# 3/4" Dilly bearings and bearing buddies



## essess (Mar 18, 2011)

Anyone know a source to get 3/4" outer bearings for a Dilly trailer? Everyone locally say they haven't seem them in years. Also, what size bearing buddy is used on this 5 lug hub? Thanks.


----------



## FishingBuds (Mar 18, 2011)

here's a quick google i did, https://forums.iboats.com/Boat-Trailers/Dilly


----------



## lckstckn2smknbrls (Mar 18, 2011)

I use 3/4" bearings on my trailer. I get them from Blain's Farm & Fleet.
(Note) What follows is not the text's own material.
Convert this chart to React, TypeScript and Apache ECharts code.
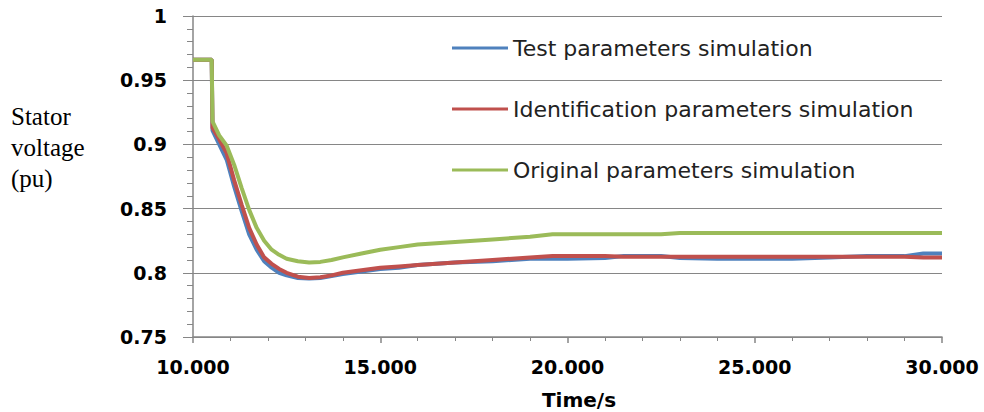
import React, { useEffect, useRef } from "react";
import * as echarts from "echarts";

const time = [10.0, 10.5, 10.52, 10.7, 10.9, 11.1, 11.3, 11.5, 11.7, 11.9, 12.1, 12.3, 12.5, 12.8, 13.1, 13.4, 13.7, 14.0, 14.5, 15.0, 15.5, 16.0, 17.0, 18.0, 19.0, 19.6, 20.0, 21.0, 21.5, 22.5, 23.0, 24.0, 25.0, 26.0, 27.0, 28.0, 29.0, 29.5, 30.0];

const testVoltage = [0.966, 0.966, 0.911, 0.900, 0.888, 0.867, 0.848, 0.830, 0.818, 0.809, 0.804, 0.800, 0.798, 0.796, 0.7955, 0.796, 0.7975, 0.799, 0.801, 0.803, 0.804, 0.806, 0.808, 0.809, 0.811, 0.811, 0.811, 0.8115, 0.813, 0.813, 0.8115, 0.811, 0.811, 0.811, 0.812, 0.813, 0.813, 0.815, 0.815];

const identVoltage = [0.966, 0.966, 0.913, 0.904, 0.893, 0.872, 0.853, 0.835, 0.822, 0.812, 0.807, 0.803, 0.800, 0.797, 0.796, 0.7965, 0.798, 0.800, 0.802, 0.804, 0.805, 0.806, 0.808, 0.810, 0.812, 0.813, 0.813, 0.813, 0.8125, 0.8125, 0.8125, 0.8125, 0.8125, 0.8125, 0.8125, 0.8125, 0.8125, 0.812, 0.812];

const origVoltage = [0.966, 0.966, 0.918, 0.907, 0.899, 0.884, 0.866, 0.849, 0.835, 0.825, 0.818, 0.814, 0.811, 0.809, 0.808, 0.8085, 0.810, 0.812, 0.815, 0.818, 0.820, 0.822, 0.824, 0.826, 0.828, 0.830, 0.830, 0.830, 0.830, 0.830, 0.831, 0.831, 0.831, 0.831, 0.831, 0.831, 0.831, 0.831, 0.831];

const seriesNames = [
  "Test parameters simulation",
  "Identification parameters simulation",
  "Original parameters simulation",
];
const seriesColors = ["#4F81BD", "#C0504D", "#9BBB59"];
const yLabelLines = ["Stator", "voltage", "(pu)"];
const xAxisName = "Time/s";

const pairs = (vals: number[]) => time.map((t, i) => [t, vals[i]]);

export default function App() {
  const ref = useRef<HTMLDivElement>(null);
  useEffect(() => {
    document.body.style.margin = "0";
    if (!ref.current) return;
    const chart = echarts.init(ref.current, undefined, { renderer: "svg" });
    const axisGray = "#868686";
    const labelFont = {
      fontFamily: "DejaVu Sans",
      fontWeight: "bold" as const,
      fontSize: 19,
      color: "#000",
    };
    const allVals = [testVoltage, identVoltage, origVoltage];
    chart.setOption({
      animation: false,
      backgroundColor: "#fff",
      grid: { left: 193, right: 42, top: 16, bottom: 75 },
      legend: {
        orient: "vertical",
        left: 447,
        top: 32,
        itemWidth: 56,
        itemHeight: 3,
        itemGap: 39,
        icon: "rect",
        data: seriesNames,
        textStyle: {
          fontFamily: "DejaVu Sans",
          fontSize: 22,
          color: "#222",
          lineHeight: 22,
        },
      },
      xAxis: {
        type: "value",
        min: 10,
        max: 30,
        interval: 5,
        axisLine: { show: true, lineStyle: { color: axisGray, width: 1.5 } },
        axisTick: { show: true, length: 6, lineStyle: { color: axisGray, width: 1.5 } },
        minorTick: { show: true, splitNumber: 5, length: 4, lineStyle: { color: axisGray } },
        splitLine: { show: false },
        axisLabel: { ...labelFont, margin: 20, formatter: (v: number) => v.toFixed(3) },
      },
      yAxis: {
        type: "value",
        min: 0.75,
        max: 1,
        interval: 0.05,
        axisLine: { show: true, lineStyle: { color: axisGray, width: 1.5 } },
        axisTick: { show: true, length: 10, lineStyle: { color: axisGray } },
        minorTick: { show: true, splitNumber: 5, length: 6, lineStyle: { color: axisGray } },
        splitLine: { show: true, lineStyle: { color: axisGray, width: 1 } },
        axisLabel: {
          ...labelFont,
          margin: 26,
          formatter: (v: number) => String(parseFloat(v.toFixed(2))),
        },
      },
      series: seriesNames.map((name, i) => ({
        name,
        type: "line",
        data: pairs(allVals[i]),
        showSymbol: false,
        symbol: "none",
        color: seriesColors[i],
        lineStyle: { width: 4, color: seriesColors[i] },
        z: 2 + i,
      })),
      graphic: [
        ...yLabelLines.map((line, i) => ({
          type: "text",
          x: 11,
          y: 116 + i * 31,
          style: {
            text: line,
            font: "25px 'Liberation Serif'",
            fill: "#000",
            verticalAlign: "middle",
          },
        })),
        {
          type: "text",
          x: 579,
          y: 400,
          style: {
            text: xAxisName,
            font: "bold 20px 'DejaVu Sans'",
            fill: "#000",
            align: "center",
            verticalAlign: "middle",
          },
        },
      ],
    });
    return () => chart.dispose();
  }, []);
  return <div ref={ref} style={{ width: 984, height: 412 }} />;
}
It's a kit from Timken with 2 bearings 2 races 1 seal 1 cotter pin and a tube of grease about $14.00. I needed 1.78" Bearing Buddies I found them at Cabelas Bargain Cave cheap. 
Did you try NAPA?


----------



## essess (Mar 18, 2011)

Thanks for the info.!!


----------



## screwballl (Mar 20, 2011)

Each trailer is different, even among the same manufacturers. The only way to find out is to actually measure the bearings and size you need with a caliper (digital is preferred).


----------



## lckstckn2smknbrls (Mar 20, 2011)

Bearing Buddy sells 3/4" bearing kits.


----------



## BassBlaster (Mar 21, 2011)

I needed the same bearings and bearing buddies. I couldnt find them locally at any of the trailer places but I was able to go to a bearing place for the bearings and got the bearing budies on Ebay. The hub seals were another thing all together. Good luck, I wasnt able to find them anywhere and no one was able to order them. Luckily mine were still in good shape so I was able to reuse them. They are not gonna last forever so new hubs will probably be in my future.


----------